The mundane and the ordinary are getting a Wes Anderson-style makeover over social media, particularly on TikTok, with users posting snippets of their everyday lives in the American filmmaker’s eccentric, distinctive aesthetics.

Short videos flooding TikTok and Instagram — many of which have drawn tens of thousands of views each — showcase snapshots of daily experiences that are meticulously edited to reflect Anderson’s unique colour sensibilities, symmetrical editing and an overall sense of whimsy.

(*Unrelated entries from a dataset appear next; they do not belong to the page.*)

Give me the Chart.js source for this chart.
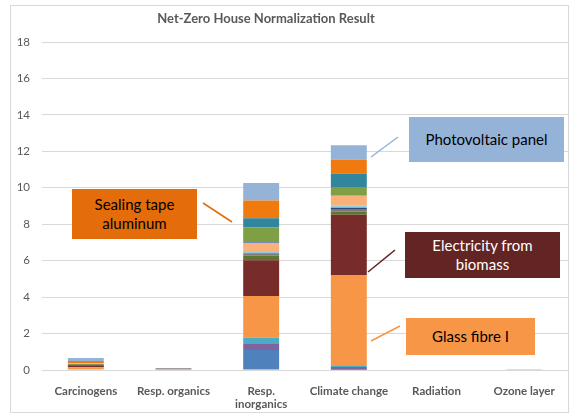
<!DOCTYPE html>
<html>
<head>
<meta charset="utf-8">
<script src="https://cdn.jsdelivr.net/npm/chart.js@4.4.1/dist/chart.umd.min.js"></script>
<style>
  html, body { margin: 0; padding: 0; background: #fff; }
  #wrap { position: relative; width: 572px; height: 415px; overflow: hidden; font-family: Lato, "Open Sans", sans-serif; }
  #frame { position: absolute; left: 10px; top: 5px; width: 559px; height: 408px; border: 1px solid #D9D9D9; box-sizing: border-box; }
  canvas { position: absolute; left: 0; top: 0; }
  #title { position: absolute; top: 10px; left: 155px; width: 222px; text-align: center; font: bold 13px Lato, sans-serif; color: #595959; white-space: nowrap; }
  .callout { position: absolute; box-sizing: border-box; display: flex; align-items: center; justify-content: center; text-align: center; font: 15px Lato, sans-serif; line-height: 1.25; }
  svg { position: absolute; left: 0; top: 0; }
</style>
</head>
<body>
<div id="wrap">
  <div id="frame"></div>
  <canvas id="c" width="572" height="415"></canvas>
  <div id="title">Net-Zero House Normalization Result</div>
  <svg width="572" height="415">
    <line x1="203" y1="203" x2="232" y2="222" stroke="#E46C0A" stroke-width="1.5"/>
    <line x1="371" y1="157" x2="398" y2="137" stroke="#95B3D7" stroke-width="1.5"/>
    <line x1="368" y1="272" x2="395" y2="250" stroke="#632523" stroke-width="1.5"/>
    <line x1="371" y1="341" x2="400" y2="326" stroke="#F79646" stroke-width="1.5"/>
  </svg>
  <div class="callout" style="left:72px;top:189px;width:125px;height:50px;background:#E46C0A;color:#000;">Sealing tape<br>aluminum</div>
  <div class="callout" style="left:409px;top:117px;width:155px;height:45px;background:#95B3D7;color:#000;">Photovoltaic panel</div>
  <div class="callout" style="left:405px;top:232px;width:155px;height:46px;background:#632523;color:#fff;">Electricity from<br>biomass</div>
  <div class="callout" style="left:406px;top:318px;width:129px;height:37px;background:#F79646;color:#000;">Glass fibre I</div>
</div>
<script>
// Categories (x axis)
const categories = ["Carcinogens", "Resp. organics", ["Resp.", "inorganics"], "Climate change", "Radiation", "Ozone layer"];
// Y axis ticks
const yTicks = [0, 2, 4, 6, 8, 10, 12, 14, 16, 18];

// Series (stack order bottom -> top), values per category
const seriesNames = [
  "Steel", "Concrete", "Insulation", "Glass fibre I", "Electricity from biomass",
  "Timber", "Other", "Copper", "Gypsum", "Mineral wool", "PVC",
  "Wood fibre", "Inverter", "Sealing tape aluminum", "Photovoltaic panel"
];
const steel        = [0.00, 0.00, 1.10, 0.02, 0, 0];
const concrete     = [0.00, 0.00, 0.33, 0.15, 0, 0];
const insulation   = [0.00, 0.00, 0.35, 0.09, 0, 0];
const glassFibre   = [0.15, 0.00, 2.28, 4.96, 0, 0];
const electricity  = [0.11, 0.00, 1.96, 3.30, 0, 0];
const timber       = [0.05, 0.00, 0.26, 0.18, 0, 0];
const other        = [0.00, 0.10, 0.08, 0.10, 0, 0.04];
const copper       = [0.00, 0.00, 0.04, 0.10, 0, 0];
const gypsum       = [0.00, 0.00, 0.07, 0.11, 0, 0];
const mineralWool  = [0.06, 0.00, 0.50, 0.55, 0, 0];
const pvc          = [0.00, 0.00, 0.04, 0.00, 0, 0];
const woodFibre    = [0.00, 0.00, 0.83, 0.48, 0, 0];
const inverter     = [0.00, 0.00, 0.49, 0.75, 0, 0];
const sealingTape  = [0.12, 0.00, 0.97, 0.75, 0, 0];
const photovoltaic = [0.17, 0.00, 0.96, 0.79, 0, 0];

const seriesValues = [steel, concrete, insulation, glassFibre, electricity, timber, other, copper,
  gypsum, mineralWool, pvc, woodFibre, inverter, sealingTape, photovoltaic];
const seriesColors = ["#4F81BD", "#8064A2", "#4BACC6", "#F79646", "#772C2A", "#5F7530", "#857780",
  "#2C4D75", "#93CDDD", "#FAB07A", "#4F6FB0", "#7F9F45", "#31859C", "#F07A0E", "#95B3D7"];

const datasets = seriesNames.map((n, i) => ({
  label: n,
  data: seriesValues[i],
  backgroundColor: seriesColors[i],
  borderWidth: 0,
  categoryPercentage: 1.0,
  barPercentage: 0.41
}));

new Chart(document.getElementById("c"), {
  type: "bar",
  data: { labels: categories, datasets },
  options: {
    responsive: false,
    animation: false,
    layout: { padding: { left: 11, right: 4, top: 42, bottom: 5 } },
    plugins: { legend: { display: false }, tooltip: { enabled: false }, title: { display: false } },
    scales: {
      x: {
        stacked: true,
        grid: { display: false },
        border: { display: true, color: "#D9D9D9" },
        ticks: { color: "#595959", font: { family: "Lato", size: 11.5, weight: "bold" }, padding: 6, maxRotation: 0, autoSkip: false },
        afterFit: s => { s.height = 40; }
      },
      y: {
        stacked: true,
        min: 0, max: 18,
        afterBuildTicks: s => { s.ticks = yTicks.map(v => ({ value: v })); },
        grid: { color: "#D9D9D9", drawTicks: false },
        border: { display: false },
        ticks: { color: "#595959", font: { family: "Lato", size: 11.5 }, padding: 12 },
        afterFit: s => { s.width = 31; }
      }
    }
  }
});
</script>
</body>
</html>
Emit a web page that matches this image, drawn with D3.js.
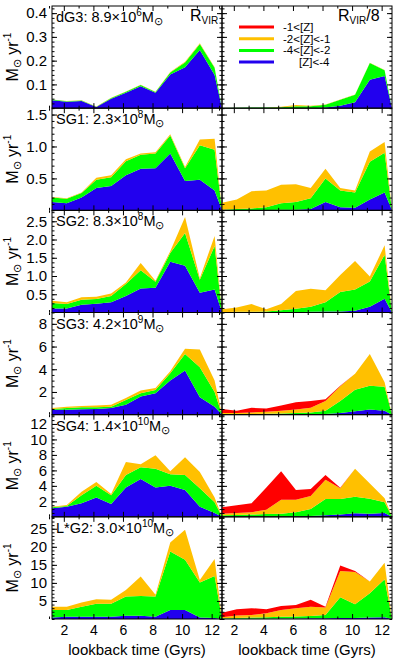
<!DOCTYPE html>
<html>
<head>
<meta charset="utf-8">
<script src="https://cdn.jsdelivr.net/npm/d3@7"></script>
<style>
  body { margin: 0; background: #fff; }
  text { font-family: "Liberation Sans", Arial, sans-serif; fill: #000; }
</style>
</head>
<body>
<svg id="chart"></svg>
<script>
// lookback time of each bin (Gyrs)
const times = [1.2, 2.2, 3.2, 4.2, 5.2, 6.2, 7.2, 8.2, 9.2, 10.2, 11.2, 12.2, 12.7];

// cumulative SFR below each metallicity cut: [Z]<-4, [Z]<-2, [Z]<-1, all
const dG3_vir = [
  [.033, .027, .030, .005, .040, .065, .092, .065, .142, .172, .245, .140, 0],
  [.036, .029, .032, .006, .043, .069, .097, .068, .150, .192, .270, .170, 0],
  [.037, .030, .033, .007, .044, .070, .099, .069, .152, .195, .273, .172, 0],
  [.037, .030, .033, .007, .044, .070, .099, .069, .152, .195, .273, .172, 0]
];
const dG3_vir8 = [
  [0, 0, 0, 0, 0, 0, 0, .003, .010, .025, .120, .135, 0],
  [.001, .002, .003, .003, .004, .008, .008, .014, .035, .056, .190, .160, 0],
  [.001, .002, .003, .003, .006, .013, .010, .015, .036, .057, .191, .161, 0],
  [.001, .002, .003, .003, .006, .013, .010, .015, .036, .057, .191, .161, 0]
];
const SG1_vir = [
  [.13, .11, .20, .35, .38, .55, .65, .66, .89, .46, .48, .31, 0],
  [.20, .18, .27, .48, .52, .77, .87, .89, 1.17, .66, 1.02, .95, 0],
  [.21, .19, .28, .51, .55, .80, .89, .91, 1.19, .68, 1.11, 1.12, 0],
  [.21, .19, .28, .51, .55, .80, .89, .91, 1.19, .68, 1.11, 1.12, 0]
];
const SG1_vir8 = [
  [0, 0, .005, .005, .01, .01, .02, .13, .05, .04, .17, .28, 0],
  [.01, .02, .03, .05, .11, .13, .19, .50, .31, .28, .76, .90, 0],
  [.12, .17, .30, .31, .40, .41, .35, .65, .35, .31, .92, 1.07, 0],
  [.12, .17, .30, .31, .40, .41, .35, .65, .35, .31, .92, 1.07, 0]
];
const SG2_vir = [
  [.11, .11, .21, .24, .28, .45, .66, .68, 1.39, 1.28, .54, .63, 0],
  [.26, .23, .35, .37, .45, .78, 1.16, .84, 1.63, 2.18, .90, 1.82, 0],
  [.32, .28, .42, .43, .52, .82, 1.36, .87, 1.68, 2.62, .94, 2.10, 0],
  [.32, .28, .42, .43, .52, .82, 1.36, .87, 1.68, 2.62, .94, 2.10, 0]
];
const SG2_vir8 = [
  [0, 0, 0, 0, 0, .01, .02, .03, .03, .05, .16, .38, 0],
  [.01, .02, .02, .03, .06, .10, .16, .28, .56, .63, .85, 1.58, 0],
  [.09, .14, .23, .09, .23, .59, .65, .61, 1.03, 1.41, .99, 1.84, 0],
  [.09, .14, .23, .09, .23, .59, .65, .61, 1.03, 1.41, .99, 1.84, 0]
];
const SG3_vir = [
  [.44, .44, .47, .50, .59, .88, 1.59, 1.88, 3.0, 3.88, 1.53, .70, 0],
  [.50, .59, .65, .65, .70, 1.30, 1.88, 2.18, 3.65, 5.35, 4.17, 2.0, 0],
  [.59, .70, .77, .80, .88, 1.47, 2.12, 2.35, 3.82, 5.80, 5.74, 3.0, 0],
  [.59, .70, .77, .80, .88, 1.47, 2.12, 2.35, 3.82, 5.80, 5.74, 3.0, 0]
];
const SG3_vir8 = [
  [.02, .02, .02, .02, .03, .03, .04, .06, .15, .30, .45, .35, 0],
  [.05, .05, .06, .08, .10, .15, .20, .35, 1.2, 2.2, 2.55, 2.45, 0],
  [.15, .15, .20, .25, .35, .45, .60, 1.2, 2.5, 3.6, 5.35, 2.85, 0],
  [.50, .35, .60, .55, .80, 1.1, 1.2, 1.35, 2.55, 3.6, 5.35, 2.85, 0]
];
const SG4_vir = [
  [1.1, 1.3, 1.75, 2.5, 1.67, 3.8, 4.9, 3.8, 4.0, 3.46, 1.3, .5, 0],
  [1.24, 1.4, 2.8, 4.0, 2.8, 5.4, 6.4, 6.2, 5.5, 5.4, 3.7, 1.9, 0],
  [1.3, 1.54, 3.25, 4.5, 2.95, 7.1, 6.8, 7.95, 5.9, 7.7, 5.8, 2.5, 0],
  [1.3, 1.54, 3.25, 4.5, 2.95, 7.1, 6.8, 7.95, 5.9, 7.7, 5.8, 2.5, 0]
];
const SG4_vir8 = [
  [.05, .05, .05, .05, .05, .08, .1, .2, .3, .45, .4, .5, 0],
  [.2, .25, .3, .35, .4, .6, 1.0, 2.3, 2.3, 2.6, 2.35, 1.9, 0],
  [.4, .5, .6, .9, 2.2, 2.2, 2.7, 4.8, 3.7, 6.2, 4.3, 2.4, 0],
  [1.24, 1.5, 1.75, 3.8, 5.9, 3.46, 3.6, 5.4, 3.75, 6.2, 4.3, 2.4, 0]
];
const LG2_vir = [
  [.4, .6, .65, .65, .65, .9, .9, .65, 2.5, 2.5, .4, .3, 0],
  [2.5, 2.5, 3.4, 4.2, 4.2, 6.2, 6.4, 6.2, 18.7, 16.4, 10.1, 11.9, 0],
  [3.4, 3.4, 4.6, 5.5, 5.3, 8.0, 11.75, 6.7, 21.2, 24.7, 10.8, 16.6, 0],
  [3.4, 3.4, 4.6, 5.5, 5.3, 8.0, 11.75, 6.7, 21.2, 24.7, 10.8, 16.6, 0]
];
const LG2_vir8 = [
  [.1, .1, .1, .1, .15, .15, .2, .2, .3, .3, .4, .5, 0],
  [.2, .3, .4, .5, .6, .7, .8, 1.1, 6.0, 4.1, 7.1, 11.0, 0],
  [.5, 1.0, 1.1, 1.57, 2.5, 3.0, 3.4, 3.2, 13.3, 13.0, 10.4, 15.6, 0],
  [1.76, 2.7, 3.0, 2.7, 3.6, 3.9, 5.3, 3.4, 14.8, 13.3, 10.4, 15.6, 0]
];

// one row per galaxy
const galaxies = ['dG3', 'SG1', 'SG2', 'SG3', 'SG4', 'L*G2'];
const masses = [['8.9', '6'], ['2.3', '8'], ['8.3', '8'], ['4.2', '9'], ['1.4', '10'], ['3.0', '10']];
const yMax = [0.43, 1.6, 2.8, 9, 13.2, 28.3];
const yTicks = [[0.1, 0.2, 0.3, 0.4], [0.5, 1.0, 1.5], [0.5, 1.0, 1.5, 2.0, 2.5], [2, 4, 6, 8], [2, 4, 6, 8, 10, 12], [5, 10, 15, 20, 25]];
const yMinorStep = [0.02, 0.1, 0.125, 0.5, 0.5, 1];
const yFormat = ['.1f', '.1f', '.1f', 'd', 'd', 'd'];
const virData = [dG3_vir, SG1_vir, SG2_vir, SG3_vir, SG4_vir, LG2_vir];
const vir8Data = [dG3_vir8, SG1_vir8, SG2_vir8, SG3_vir8, SG4_vir8, LG2_vir8];

const xTicks = [2, 4, 6, 8, 10, 12];
const xMinor = [1, 3, 5, 7, 9, 11];
const legendLabels = ['-1<[Z]', '-2<[Z]<-1', '-4<[Z]<-2', '[Z]<-4'];
const colors = ['#2200ee', '#00ff00', '#ffc000', '#ff0000']; // blue, green, orange, red

const width = 395, height = 659;
const colLeft = [52, 222], colW = 170;
const plotTop = 6, plotBottom = 619;
const rowH = (plotBottom - plotTop) / galaxies.length;
const font = '"Liberation Sans", Arial, sans-serif';

const svg = d3.select('#chart')
  .attr('width', width)
  .attr('height', height)
  .attr('viewBox', [0, 0, width, height]);

const x = d3.scaleLinear().domain([1.2, 12.7]);

galaxies.forEach((g, row) => {
  const y0 = plotTop + row * rowH;
  const y = d3.scaleLinear().domain([0, yMax[row]]).range([y0 + rowH, y0]);
  const minor = d3.range(0, yMax[row], yMinorStep[row]);

  [virData[row], vir8Data[row]].forEach((levels, col) => {
    const xs = x.copy().range([colLeft[col], colLeft[col] + colW]);
    const panel = svg.append('g');

    // filled bands, from the lowest metallicity up
    levels.forEach((lev, k) => {
      const area = d3.area()
        .x((d, i) => xs(times[i]))
        .y0((d, i) => y(k === 0 ? 0 : levels[k - 1][i]))
        .y1(d => y(d));
      panel.append('path')
        .datum(lev)
        .attr('fill', colors[k])
        .attr('d', area);
    });

    // frame
    panel.append('rect')
      .attr('x', xs.range()[0]).attr('y', y0)
      .attr('width', colW).attr('height', rowH)
      .attr('fill', 'none').attr('stroke', '#000').attr('stroke-width', 1);

    // y ticks, inward on both sides
    const yl = d3.axisLeft(y).tickValues(yTicks[row]).tickSizeInner(-5).tickSizeOuter(0).tickPadding(5)
      .tickFormat(col === 0 ? d3.format(yFormat[row]) : '');
    const ylm = d3.axisLeft(y).tickValues(minor).tickSizeInner(-2.5).tickSizeOuter(0).tickFormat('');
    const yr = d3.axisRight(y).tickValues(yTicks[row]).tickSizeInner(-5).tickSizeOuter(0).tickFormat('');
    const yrm = d3.axisRight(y).tickValues(minor).tickSizeInner(-2.5).tickSizeOuter(0).tickFormat('');
    [[yl, xs.range()[0]], [ylm, xs.range()[0]], [yr, xs.range()[1]], [yrm, xs.range()[1]]].forEach(([ax, tx]) => {
      panel.append('g').attr('transform', `translate(${tx},0)`).call(ax)
        .call(s => s.select('.domain').remove())
        .call(s => s.selectAll('text').attr('font-size', 15).attr('font-family', font));
    });

    // x ticks, inward top and bottom
    const xb = d3.axisBottom(xs).tickValues(xTicks).tickSizeInner(-5).tickSizeOuter(0).tickPadding(6)
      .tickFormat(row === galaxies.length - 1 ? d3.format('d') : '');
    const xbm = d3.axisBottom(xs).tickValues(xMinor).tickSizeInner(-2.5).tickSizeOuter(0).tickFormat('');
    const xt = d3.axisTop(xs).tickValues(xTicks).tickSizeInner(-5).tickSizeOuter(0).tickFormat('');
    const xtm = d3.axisTop(xs).tickValues(xMinor).tickSizeInner(-2.5).tickSizeOuter(0).tickFormat('');
    [[xb, y0 + rowH], [xbm, y0 + rowH], [xt, y0], [xtm, y0]].forEach(([ax, ty]) => {
      panel.append('g').attr('transform', `translate(0,${ty})`).call(ax)
        .call(s => s.select('.domain').remove())
        .call(s => s.selectAll('text').attr('font-size', 14).attr('font-family', font));
    });
  });

  // galaxy name and mass
  const lab = svg.append('text').attr('x', 56).attr('y', y0 + 16).attr('font-size', 14.5);
  lab.append('tspan').text(`${g}: ${masses[row][0]}×10`);
  lab.append('tspan').attr('font-size', 10).attr('dy', -6).text(masses[row][1]);
  lab.append('tspan').attr('dy', 6).text('M');
  lab.append('tspan').attr('font-size', 11).attr('dy', 3).text('⊙');

  // y title
  const yt = svg.append('text')
    .attr('transform', `translate(18,${y0 + rowH / 2}) rotate(-90)`)
    .attr('text-anchor', 'middle').attr('font-size', 16);
  yt.append('tspan').text('M');
  yt.append('tspan').attr('font-size', 11).attr('dy', 3).text('⊙');
  yt.append('tspan').attr('dy', -3).text(' yr');
  yt.append('tspan').attr('font-size', 10).attr('dy', -7).text('-1');
});

// column titles
const r1 = svg.append('text').attr('x', 190).attr('y', 21).attr('font-size', 16);
r1.append('tspan').text('R');
r1.append('tspan').attr('font-size', 10).attr('dy', 3).text('VIR');
const r2 = svg.append('text').attr('x', 338).attr('y', 21).attr('font-size', 16);
r2.append('tspan').text('R');
r2.append('tspan').attr('font-size', 10).attr('dy', 3).text('VIR');
r2.append('tspan').attr('dy', -3).text('/8');

// legend, red at top
const legend = svg.append('g');
legendLabels.forEach((t, i) => {
  const ly = 27 + i * 11.7;
  legend.append('line')
    .attr('x1', 239).attr('x2', 274).attr('y1', ly).attr('y2', ly)
    .attr('stroke', colors[3 - i]).attr('stroke-width', 3);
  legend.append('text')
    .attr('x', i === 3 ? 299 : 283).attr('y', ly + 4)
    .attr('font-size', 11.5).text(t);
});

// x titles
colLeft.forEach(cx => {
  svg.append('text')
    .attr('x', cx + colW / 2).attr('y', 655)
    .attr('text-anchor', 'middle').attr('font-size', 15)
    .text('lookback time (Gyrs)');
});
</script>
</body>
</html>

The trend is believed to have been sparked by Ava Williams (@avawillyums), a 26-year-old photographer from Brooklyn, when she uploaded a TikTok video — turned into a 20-second movie with Alexandre Desplat’s background score Obituary — of a train ride from Connecticut to New York last month.

Williams told Newsweek she was inspired to edit the video in the auteur’s signature style — by giving it a dreamy and nostalgic atmosphere — after watching The French Dispatch, which was released in 2021.

According to The New York Times, the video posted on April 8 of her early morning journey on the Shore Line East has been viewed more than 12 million times.

Since then, the trend, which Williams labelled “You better not be acting like you’re in a Wes Anderson film”, has been copied by many TikTok users, with millions watching videos tagged with #wesandersontrend.

Kirsty Wark, presenter of the BBC’s current affairs show Newsnight, jumped on the trend and appeared in a sketch titled The Life Journalistic with Kirsty Wark, based on Anderson’s The Life Aquatic with Steve Zissou, which showed her going about her day as a news anchor, presented in the director’s idiosyncratic cinematography style and to a jaunty background score.

Plenty of articles and social media posts with pointers on how to make Anderson-esque videos have also popped up to ensure novices attempting to mimic the director’s hallmark style, such as the use of pastel colour palettes and his vintage flair, get it right.